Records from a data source
•••••
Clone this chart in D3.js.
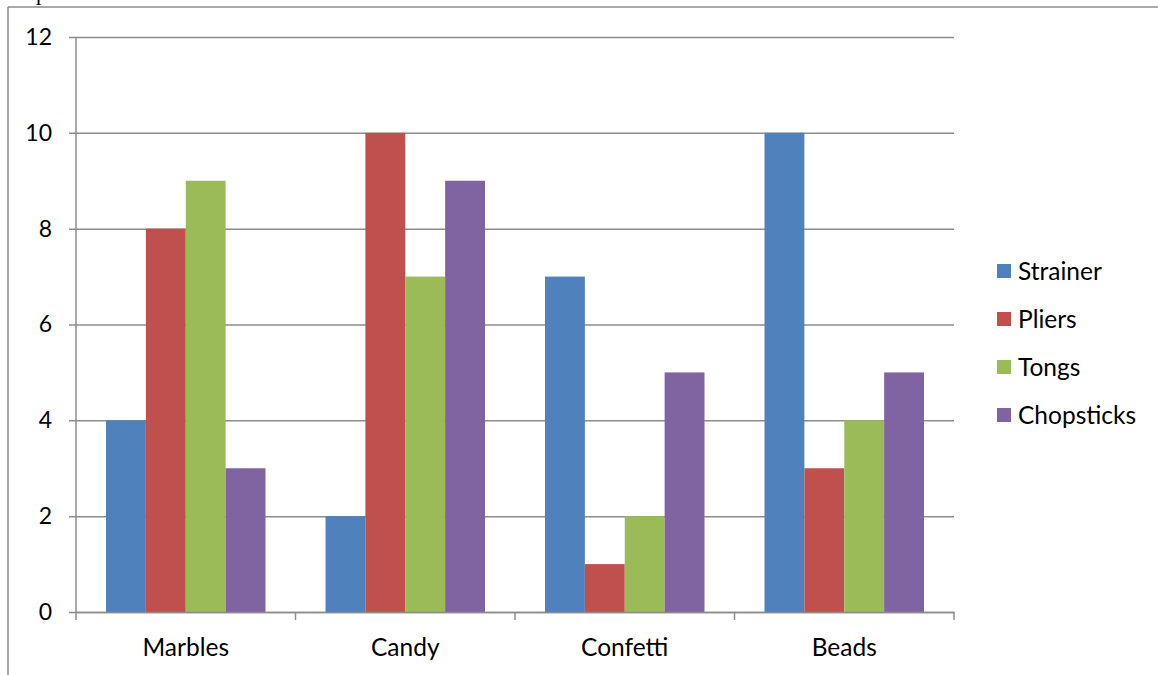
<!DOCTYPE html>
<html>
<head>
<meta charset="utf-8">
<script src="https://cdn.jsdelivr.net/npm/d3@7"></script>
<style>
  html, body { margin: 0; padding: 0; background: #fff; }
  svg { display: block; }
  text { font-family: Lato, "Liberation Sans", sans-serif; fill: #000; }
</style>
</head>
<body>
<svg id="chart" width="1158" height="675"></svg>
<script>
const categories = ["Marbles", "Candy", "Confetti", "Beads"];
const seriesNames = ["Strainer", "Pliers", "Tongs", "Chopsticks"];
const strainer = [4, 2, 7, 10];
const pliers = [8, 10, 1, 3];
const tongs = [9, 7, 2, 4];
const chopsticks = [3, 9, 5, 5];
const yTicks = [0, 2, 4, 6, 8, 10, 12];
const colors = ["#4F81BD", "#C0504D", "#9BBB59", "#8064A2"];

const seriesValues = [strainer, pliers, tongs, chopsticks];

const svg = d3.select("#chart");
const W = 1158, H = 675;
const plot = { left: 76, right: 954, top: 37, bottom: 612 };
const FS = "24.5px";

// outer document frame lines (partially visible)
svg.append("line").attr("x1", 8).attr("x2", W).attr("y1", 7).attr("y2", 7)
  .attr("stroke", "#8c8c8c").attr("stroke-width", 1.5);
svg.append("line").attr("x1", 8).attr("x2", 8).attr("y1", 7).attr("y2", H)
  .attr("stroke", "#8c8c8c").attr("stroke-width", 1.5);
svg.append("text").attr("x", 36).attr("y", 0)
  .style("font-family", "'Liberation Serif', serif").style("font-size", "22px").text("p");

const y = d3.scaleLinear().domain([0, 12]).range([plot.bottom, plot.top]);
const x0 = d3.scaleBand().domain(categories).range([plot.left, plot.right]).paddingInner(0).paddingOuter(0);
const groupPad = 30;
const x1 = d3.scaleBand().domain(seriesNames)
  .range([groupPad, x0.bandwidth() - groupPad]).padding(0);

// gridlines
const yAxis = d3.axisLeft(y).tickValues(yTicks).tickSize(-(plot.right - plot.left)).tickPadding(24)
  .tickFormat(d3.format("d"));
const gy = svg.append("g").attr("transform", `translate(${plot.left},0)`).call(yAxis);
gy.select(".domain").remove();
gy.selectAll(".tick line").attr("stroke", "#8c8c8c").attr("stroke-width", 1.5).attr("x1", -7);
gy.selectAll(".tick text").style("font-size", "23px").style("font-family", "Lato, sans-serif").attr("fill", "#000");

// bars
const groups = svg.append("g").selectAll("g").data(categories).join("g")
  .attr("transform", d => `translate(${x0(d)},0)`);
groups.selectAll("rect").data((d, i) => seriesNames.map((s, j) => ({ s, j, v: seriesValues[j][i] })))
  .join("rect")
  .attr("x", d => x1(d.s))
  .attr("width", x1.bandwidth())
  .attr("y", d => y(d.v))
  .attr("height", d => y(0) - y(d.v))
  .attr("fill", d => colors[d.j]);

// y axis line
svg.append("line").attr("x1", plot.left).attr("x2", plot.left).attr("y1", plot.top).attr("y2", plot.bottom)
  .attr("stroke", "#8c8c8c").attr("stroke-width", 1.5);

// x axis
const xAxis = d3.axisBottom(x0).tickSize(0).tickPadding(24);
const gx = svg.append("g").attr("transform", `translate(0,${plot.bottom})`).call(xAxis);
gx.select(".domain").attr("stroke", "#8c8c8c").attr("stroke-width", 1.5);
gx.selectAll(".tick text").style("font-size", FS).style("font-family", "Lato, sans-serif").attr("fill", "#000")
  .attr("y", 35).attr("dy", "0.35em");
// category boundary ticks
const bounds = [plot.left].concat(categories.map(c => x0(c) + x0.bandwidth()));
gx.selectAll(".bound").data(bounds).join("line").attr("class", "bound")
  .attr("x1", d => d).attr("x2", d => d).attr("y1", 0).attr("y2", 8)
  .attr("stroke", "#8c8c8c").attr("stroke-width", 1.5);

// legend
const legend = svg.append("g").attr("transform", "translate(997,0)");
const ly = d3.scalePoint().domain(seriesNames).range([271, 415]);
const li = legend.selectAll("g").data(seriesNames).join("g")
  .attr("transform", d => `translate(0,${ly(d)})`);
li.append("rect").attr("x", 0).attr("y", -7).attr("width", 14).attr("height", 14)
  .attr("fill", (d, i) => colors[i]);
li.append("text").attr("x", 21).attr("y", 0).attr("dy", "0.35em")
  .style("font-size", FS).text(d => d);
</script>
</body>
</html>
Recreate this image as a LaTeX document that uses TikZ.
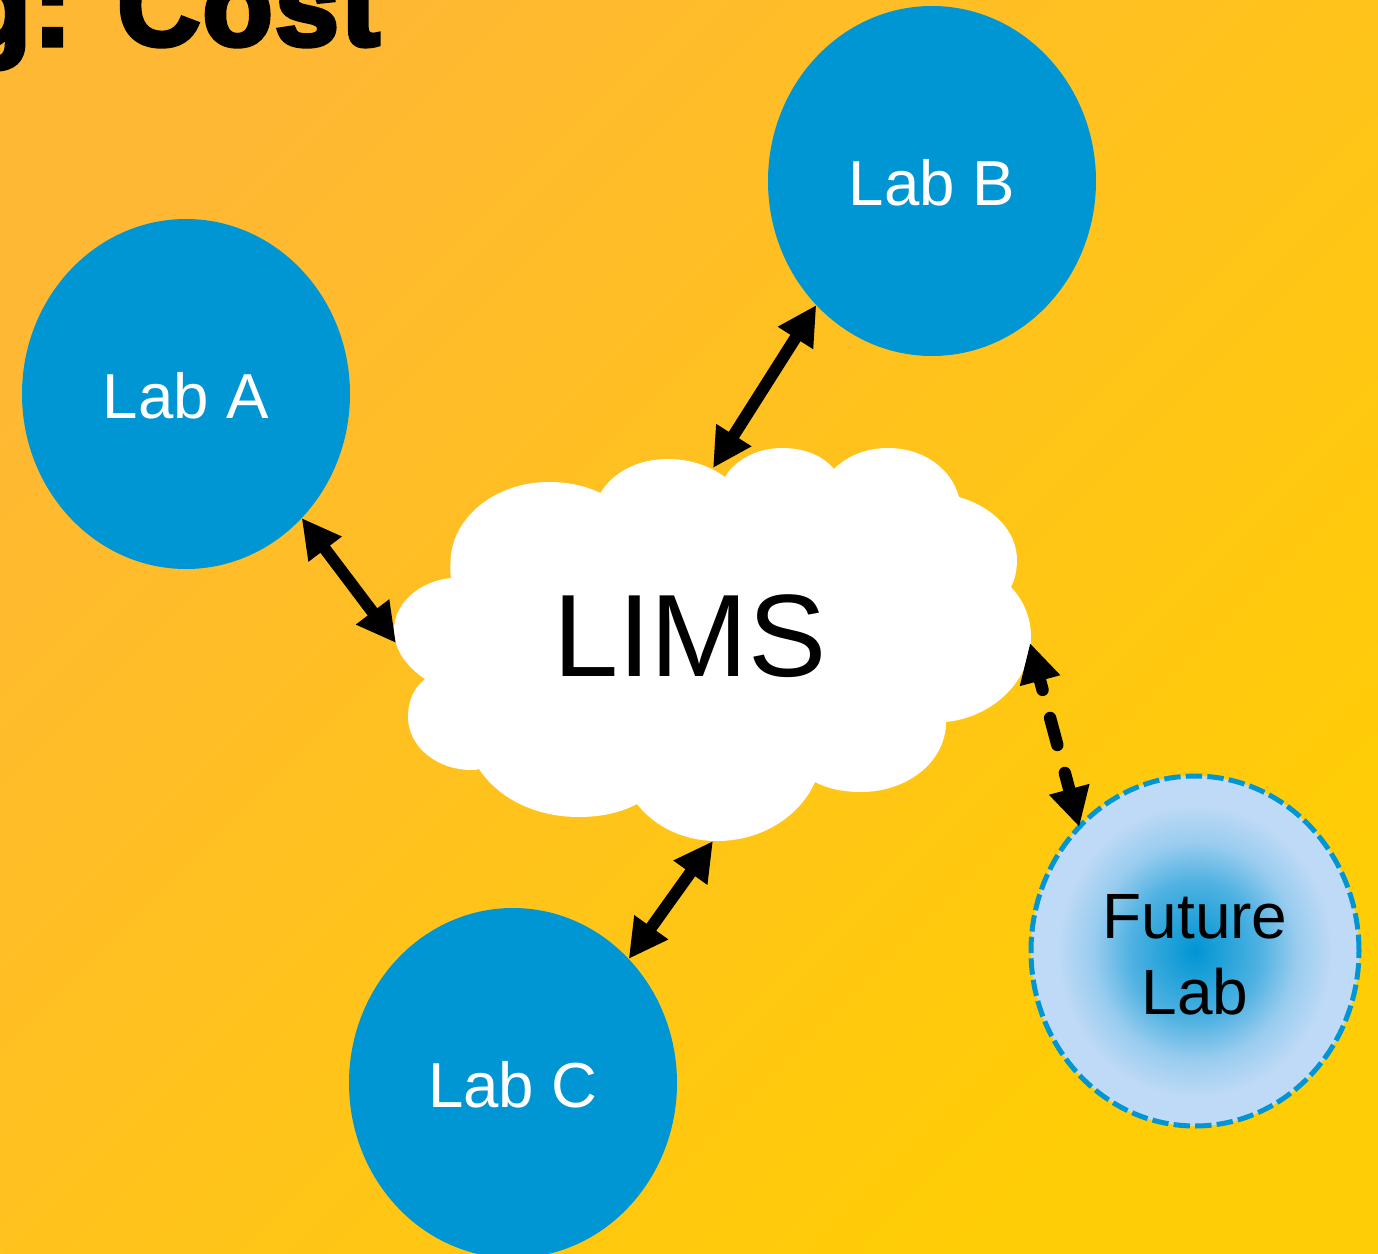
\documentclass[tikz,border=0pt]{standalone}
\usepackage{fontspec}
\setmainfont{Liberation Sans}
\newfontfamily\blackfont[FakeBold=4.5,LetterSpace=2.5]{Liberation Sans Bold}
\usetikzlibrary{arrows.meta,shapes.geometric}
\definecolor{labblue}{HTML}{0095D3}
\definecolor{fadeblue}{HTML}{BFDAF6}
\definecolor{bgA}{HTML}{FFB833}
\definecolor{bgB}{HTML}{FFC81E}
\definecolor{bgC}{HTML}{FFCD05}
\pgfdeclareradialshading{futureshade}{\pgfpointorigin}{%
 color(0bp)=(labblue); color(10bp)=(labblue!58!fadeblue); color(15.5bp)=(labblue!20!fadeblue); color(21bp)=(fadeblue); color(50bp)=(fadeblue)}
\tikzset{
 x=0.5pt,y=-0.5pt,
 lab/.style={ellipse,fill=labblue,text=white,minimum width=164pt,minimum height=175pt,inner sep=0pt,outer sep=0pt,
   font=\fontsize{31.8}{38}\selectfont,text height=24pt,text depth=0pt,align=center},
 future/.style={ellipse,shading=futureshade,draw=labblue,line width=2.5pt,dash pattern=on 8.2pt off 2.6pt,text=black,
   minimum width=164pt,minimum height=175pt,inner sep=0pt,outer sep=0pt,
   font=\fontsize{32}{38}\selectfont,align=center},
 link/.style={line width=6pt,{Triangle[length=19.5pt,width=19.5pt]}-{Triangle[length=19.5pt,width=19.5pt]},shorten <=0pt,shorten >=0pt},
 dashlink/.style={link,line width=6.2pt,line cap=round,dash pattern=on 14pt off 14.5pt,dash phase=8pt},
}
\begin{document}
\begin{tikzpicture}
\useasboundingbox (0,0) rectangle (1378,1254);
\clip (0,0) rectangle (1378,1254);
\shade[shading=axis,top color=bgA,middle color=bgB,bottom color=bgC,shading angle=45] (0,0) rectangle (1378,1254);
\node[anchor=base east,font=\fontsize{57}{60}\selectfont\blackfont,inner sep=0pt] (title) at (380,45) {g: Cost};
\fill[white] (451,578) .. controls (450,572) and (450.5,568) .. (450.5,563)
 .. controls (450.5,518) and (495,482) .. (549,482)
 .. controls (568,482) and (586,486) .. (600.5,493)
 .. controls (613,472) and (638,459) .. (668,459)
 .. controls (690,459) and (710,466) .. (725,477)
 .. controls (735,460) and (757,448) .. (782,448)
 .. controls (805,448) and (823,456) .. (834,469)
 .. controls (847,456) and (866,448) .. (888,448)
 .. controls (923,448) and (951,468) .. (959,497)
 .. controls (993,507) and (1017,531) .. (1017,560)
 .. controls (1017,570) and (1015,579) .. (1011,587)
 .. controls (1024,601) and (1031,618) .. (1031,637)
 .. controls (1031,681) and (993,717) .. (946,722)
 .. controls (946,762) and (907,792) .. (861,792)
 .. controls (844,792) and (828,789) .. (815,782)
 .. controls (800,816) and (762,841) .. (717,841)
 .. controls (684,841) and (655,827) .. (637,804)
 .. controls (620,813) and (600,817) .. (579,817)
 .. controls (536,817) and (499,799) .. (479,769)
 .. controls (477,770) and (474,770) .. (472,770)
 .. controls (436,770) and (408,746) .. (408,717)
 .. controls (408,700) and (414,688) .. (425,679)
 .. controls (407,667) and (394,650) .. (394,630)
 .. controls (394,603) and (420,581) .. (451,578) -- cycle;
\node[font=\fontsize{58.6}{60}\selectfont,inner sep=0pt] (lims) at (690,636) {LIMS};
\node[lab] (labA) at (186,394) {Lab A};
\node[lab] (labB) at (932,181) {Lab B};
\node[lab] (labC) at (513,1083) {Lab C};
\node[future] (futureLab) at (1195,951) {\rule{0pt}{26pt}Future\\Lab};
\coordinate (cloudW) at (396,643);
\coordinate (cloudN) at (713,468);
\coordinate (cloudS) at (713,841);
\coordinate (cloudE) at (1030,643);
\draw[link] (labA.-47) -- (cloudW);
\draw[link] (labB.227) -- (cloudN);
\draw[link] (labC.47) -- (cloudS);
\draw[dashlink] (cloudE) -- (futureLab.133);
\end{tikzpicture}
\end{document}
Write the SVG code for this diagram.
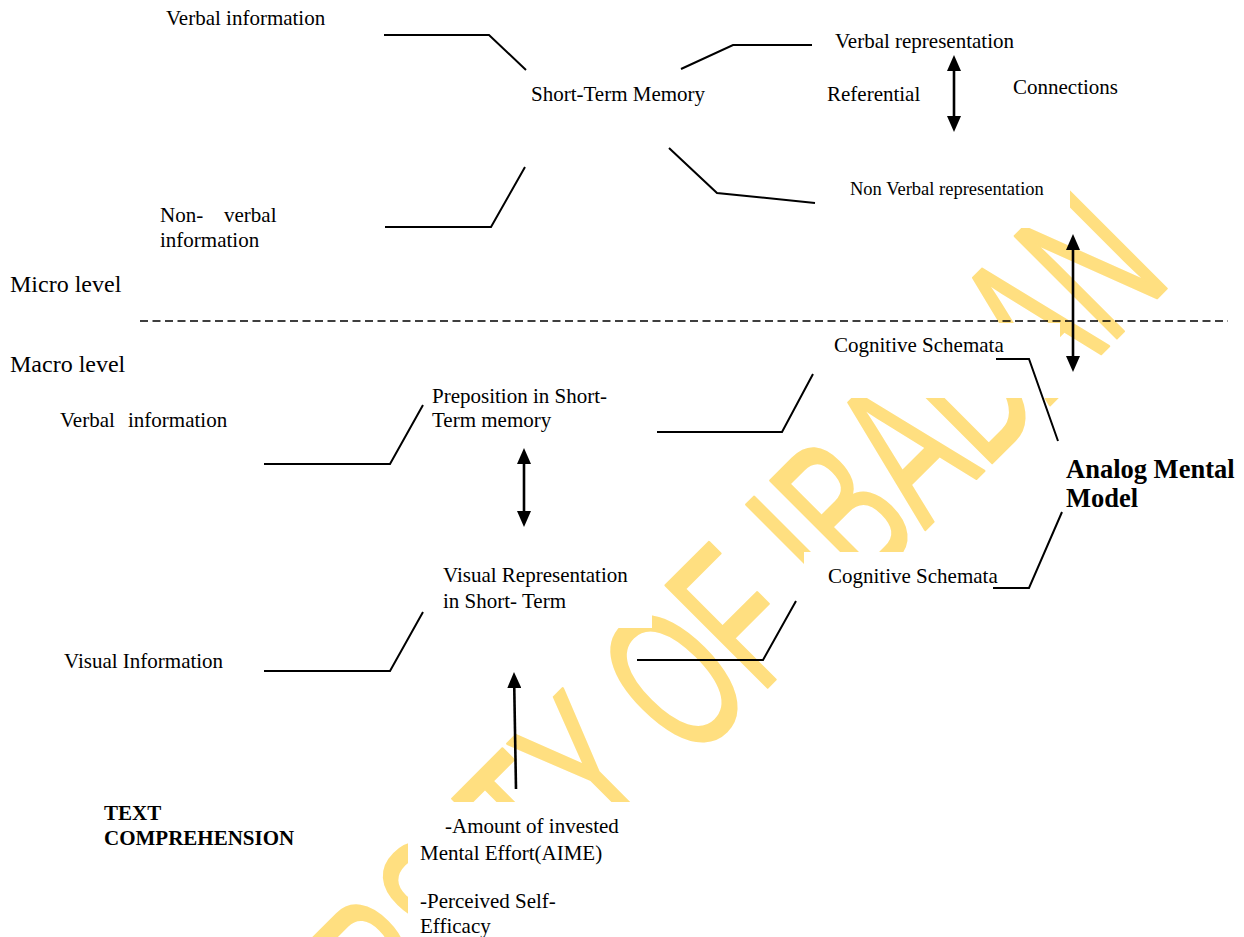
•••••
■ Short problem: Pull every line containing the word "this" out of the entries above.

■ Task answer:
Clone this chart in D3.js.
Recreate this image as a LaTeX document that uses TikZ.
Write the SVG code for this diagram.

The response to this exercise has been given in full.